Introduction
Pandas is a great python library for doing quick and easy data analysis. In this tutorial we are going to show you how to download a .csv file from the internet and we are going to do a simple plot to show the information. Additionally we are going to improve the default pandas data frame plot and finally save it to a file.
Recommended tutorial
We recommend to do the anaconda python tutorial for setup a data analysis development environment.
Step 1: Installation
conda install pandas requests ipython
Step 2: Download the data for analysis
We are going to download the dataset using python, but this step is optional. You can check for more free datasets here.
Start ipython console with the command ipython
import requests
url = 'https://tutorials.technology/data/world-population.csv'
response = requests.get(url)
with open('world-population.csv', 'wb') as csv_file:
csv_file.write(response.content)
Step 3: Use pandas read_csv to load data
Now we are going to use read_csv to load the csv data into a pandas data frame. To use the year for X values, we use the parameter index_col. index_col is an integer which referers to the column number to use as an index of the data. In this particular case que have a csv with two columns.
import pandas
population = pandas.read_csv('world-population.csv', index_col=0)
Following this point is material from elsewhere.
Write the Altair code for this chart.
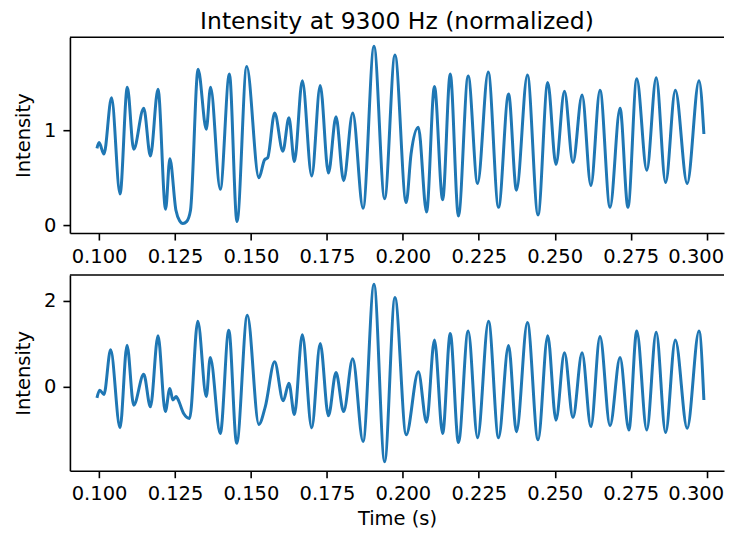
import altair as alt
import pandas as pd

chart_title = "Intensity at 9300 Hz (normalized)"
x_title = "Time (s)"
y_title = "Intensity"
x_ticks = [0.100, 0.125, 0.150, 0.175, 0.200, 0.225, 0.250, 0.275, 0.300]
top_y_ticks = [0, 1]
bottom_y_ticks = [0, 2]

top_time = [0.0993, 0.1000, 0.1016, 0.1041, 0.1069, 0.1093, 0.1114, 0.1147, 0.1169, 0.1194,
            0.1219, 0.1233, 0.1253, 0.1265, 0.1276, 0.1288, 0.1301, 0.1326, 0.1353, 0.1367,
            0.1399, 0.1429, 0.1454, 0.1486, 0.1526, 0.1545, 0.1555, 0.1578, 0.1605, 0.1625,
            0.1643, 0.1669, 0.1700, 0.1728, 0.1755, 0.1780, 0.1805, 0.1835, 0.1869, 0.1905,
            0.1940, 0.1974, 0.2011, 0.2027, 0.2051, 0.2078, 0.2104, 0.2131, 0.2156, 0.2183,
            0.2215, 0.2246, 0.2281, 0.2315, 0.2348, 0.2374, 0.2410, 0.2445, 0.2477, 0.2504,
            0.2532, 0.2560, 0.2590, 0.2619, 0.2649, 0.2682, 0.2715, 0.2741, 0.2770, 0.2803,
            0.2834, 0.2865, 0.2897, 0.2936, 0.2975, 0.2991]
top_intensity = [0.81, 0.87, 0.75, 1.34, 0.33, 1.45, 0.80, 1.23, 0.73, 1.43,
                 0.17, 0.70, 0.16, 0.05, 0.02, 0.04, 0.16, 1.64, 1.01, 1.45,
                 0.38, 1.59, 0.04, 1.67, 0.50, 0.69, 0.71, 1.18, 0.78, 1.13,
                 0.67, 1.52, 0.52, 1.47, 0.55, 1.14, 0.47, 1.18, 0.18, 1.88,
                 0.28, 1.79, 0.24, 0.75, 1.03, 0.14, 1.46, 0.27, 1.59, 0.10,
                 1.57, 0.44, 1.61, 0.19, 1.38, 0.37, 1.58, 0.11, 1.50, 0.64,
                 1.41, 0.66, 1.37, 0.42, 1.42, 0.19, 1.23, 0.19, 1.54, 0.58,
                 1.55, 0.45, 1.42, 0.44, 1.52, 0.96]

bottom_time = [0.0993, 0.1002, 0.1016, 0.1038, 0.1069, 0.1092, 0.1114, 0.1147, 0.1169, 0.1194,
               0.1218, 0.1233, 0.1243, 0.1254, 0.1260, 0.1279, 0.1298, 0.1325, 0.1353, 0.1366,
               0.1399, 0.1427, 0.1453, 0.1488, 0.1526, 0.1547, 0.1578, 0.1606, 0.1625, 0.1643,
               0.1669, 0.1700, 0.1728, 0.1755, 0.1780, 0.1805, 0.1835, 0.1869, 0.1905, 0.1940,
               0.1974, 0.2011, 0.2051, 0.2078, 0.2104, 0.2131, 0.2156, 0.2183, 0.2215, 0.2246,
               0.2282, 0.2315, 0.2348, 0.2374, 0.2410, 0.2445, 0.2477, 0.2504, 0.2532, 0.2560,
               0.2590, 0.2619, 0.2649, 0.2682, 0.2715, 0.2744, 0.2770, 0.2803, 0.2834, 0.2865,
               0.2897, 0.2936, 0.2975, 0.2991]
bottom_intensity = [-0.26, -0.08, -0.18, 0.86, -0.96, 0.97, -0.43, 0.29, -0.47, 1.19,
                    -0.58, -0.04, -0.31, -0.23, -0.30, -0.63, -0.74, 1.53, -0.23, 0.68,
                    -1.09, 1.32, -1.32, 1.67, -0.88, -0.47, 0.58, -0.33, 0.08, -0.65,
                    1.21, -0.96, 1.01, -0.68, 0.33, -0.58, 0.65, -1.28, 2.39, -1.75,
                    2.08, -1.12, 0.35, -0.83, 1.09, -1.09, 1.24, -1.30, 1.30, -1.19,
                    1.53, -1.19, 0.96, -1.05, 1.50, -1.24, 1.19, -0.78, 0.79, -0.72,
                    0.79, -0.93, 1.17, -0.91, 0.68, -1.01, 1.30, -1.01, 1.27, -1.07,
                    1.09, -0.97, 1.30, -0.31]

FONT = "DejaVu Sans"
W = 655
H = 196
PX_PER_UNIT = 3042.0
X_DOMAIN = [0.0904, 0.0904 + W / PX_PER_UNIT]


def panel(times, values, y_domain, y_ticks, show_x_title, title=None):
    df = pd.DataFrame({"t": times, "v": values})
    x_axis_kwargs = dict(values=x_ticks, format=".3f", grid=False,
                         domain=True, domainColor="black", domainWidth=1.6,
                         tickSize=7, tickWidth=1.6, tickColor="black",
                         labelPadding=7, labelFontSize=19.5, labelFont=FONT,
                         labelColor="black", labelFlush=20, labelFlushOffset=17)
    if show_x_title:
        x_axis = alt.Axis(title=x_title, titleFont=FONT, titleFontSize=19.5,
                          titleFontWeight="normal", titleColor="black",
                          titlePadding=6, **x_axis_kwargs)
    else:
        x_axis = alt.Axis(title=None, **x_axis_kwargs)
    y_axis = alt.Axis(title=y_title, values=y_ticks, format="d", grid=False,
                      domain=True, domainColor="black", domainWidth=1.6,
                      tickSize=7, tickWidth=1.6, tickColor="black",
                      labelPadding=7, labelFontSize=19.5, labelFont=FONT, labelColor="black",
                      titleFont=FONT, titleFontSize=19.5, titleFontWeight="normal",
                      titleColor="black", titlePadding=9, minExtent=27, maxExtent=27)
    line = alt.Chart(df).mark_line(color="#1f77b4", strokeWidth=3, interpolate="monotone",
                                   clip=True).encode(
        x=alt.X("t:Q", scale=alt.Scale(domain=X_DOMAIN, nice=False, zero=False), axis=x_axis),
        y=alt.Y("v:Q", scale=alt.Scale(domain=y_domain, nice=False, zero=False), axis=y_axis),
    )
    top_edge = alt.Chart(pd.DataFrame({"edge": [0]})).mark_rule(
        color="black", strokeWidth=1.6).encode(
        x=alt.value(0), x2=alt.value(W), y=alt.value(0))
    props = dict(width=W, height=H)
    if title is not None:
        props["title"] = title
    return alt.layer(line, top_edge).properties(**props)


top_title = alt.TitleParams(text=chart_title, font=FONT, fontSize=23.5, fontWeight="normal",
                            color="black", anchor="middle", frame="group", offset=3.5)

top = panel(top_time, top_intensity, [-0.080, 1.975], top_y_ticks, False, top_title)
bottom = panel(bottom_time, bottom_intensity, [-1.960, 2.607], bottom_y_ticks, True)

chart = alt.vconcat(top, bottom, spacing=8).properties(
    padding={"left": 6, "top": 1, "right": 0, "bottom": 4}
).configure_view(stroke=None)

chart.save("out.html", embed_options={"renderer": "svg", "actions": False})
Step 4: Plotting the data with pandas
import matplotlib.pyplot as plt
population.plot()
plt.show()
At this point you shpuld get a plot similar to this one:
Step 5: Improving the plot
First we are going to add the title to the plot. Then we set other parameters to improve the plot: * lw : Line width. The default value is usually low and we set it to 2. * colormap : We use the jet color map, but a a complete list of colormap is available here. * marker : Markers are used to let the user know where is the data point. for a complete list of markers check here. * markersize : The size of the marker.
Finally we set the x and y axis labels to the pandas data frame plot. Add the parameter title to the plot method.
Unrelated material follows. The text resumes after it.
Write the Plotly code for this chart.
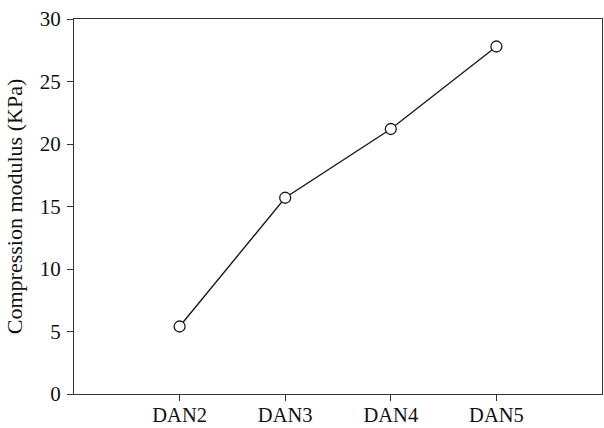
import plotly.graph_objects as go

# Samples and their measured compression modulus
samples = ["DAN2", "DAN3", "DAN4", "DAN5"]
modulus_kpa = [5.4, 15.7, 21.2, 27.8]

y_ticks = [0, 5, 10, 15, 20, 25, 30]

serif = "Liberation Serif"

fig = go.Figure(
    go.Scatter(
        x=samples,
        y=modulus_kpa,
        mode="lines+markers",
        line=dict(color="#1a1a1a", width=1.4),
        marker=dict(symbol="circle", size=11, color="white",
                    line=dict(color="#1a1a1a", width=1.3)),
        showlegend=False,
    )
)

fig.update_layout(
    width=604,
    height=428,
    margin=dict(l=74, r=2, t=19, b=34, autoexpand=False),
    paper_bgcolor="white",
    plot_bgcolor="white",
    font=dict(family=serif, size=20, color="#111111"),
)

fig.update_xaxes(
    type="category",
    range=[-1, 4],
    automargin=False,
    showgrid=False,
    zeroline=False,
    showline=True,
    linecolor="#333333",
    linewidth=1.3,
    mirror=True,
    ticks="outside",
    ticklen=6,
    tickwidth=1.2,
    tickcolor="#333333",
    ticklabelstandoff=-4,
    tickfont=dict(family=serif, size=20.5),
)

fig.update_yaxes(
    range=[0, 30],
    tickvals=y_ticks,
    automargin=False,
    showgrid=False,
    zeroline=False,
    showline=True,
    linecolor="#333333",
    linewidth=1.3,
    mirror=True,
    ticks="outside",
    ticklen=6,
    tickwidth=1.2,
    tickcolor="#333333",
    ticklabelstandoff=2,
    tickfont=dict(family=serif, size=21),
    title=dict(text="Compression modulus (KPa)",
               font=dict(family=serif, size=22), standoff=10),
)

fig.write_html("out.html")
plot = population.plot(title='World Population', lw=2, colormap='jet', marker='.', markersize=10)
plot.set_xlabel("Year")
plot.set_ylabel("Population")
The plot should looks like this one:
Step 6: Saving the plot to an image
To save the plot to a file we just need to change the last python line. Here is the full example of the pandas data frame plot that will be saved to a file called population.png
import matplotlib.pyplot as plt
import pandas
population = pandas.read_csv('world-population.csv', index_col=0)
plot = population.plot(title='World Population', lw=2, colormap='jet', marker='.', markersize=10)
plot.set_xlabel("Year")
plot.set_ylabel("Population")
plt.savefig('population.png')
The final result should be like this:
Appendix: Error UnicodeDecodeError: 'utf-8' codec can't decode byte
If you get an error like this one while using pandas.read_csv:
UnicodeDecodeError: codec can't decode byte 0xa4 in position : invalid start byte
You need to use the encoding parameter of read_csv
pandas.read_csv('world-population.csv', encoding='utf8')
Usually utf8 solves the encoding problem, but it could be that the file is using other type of encoding.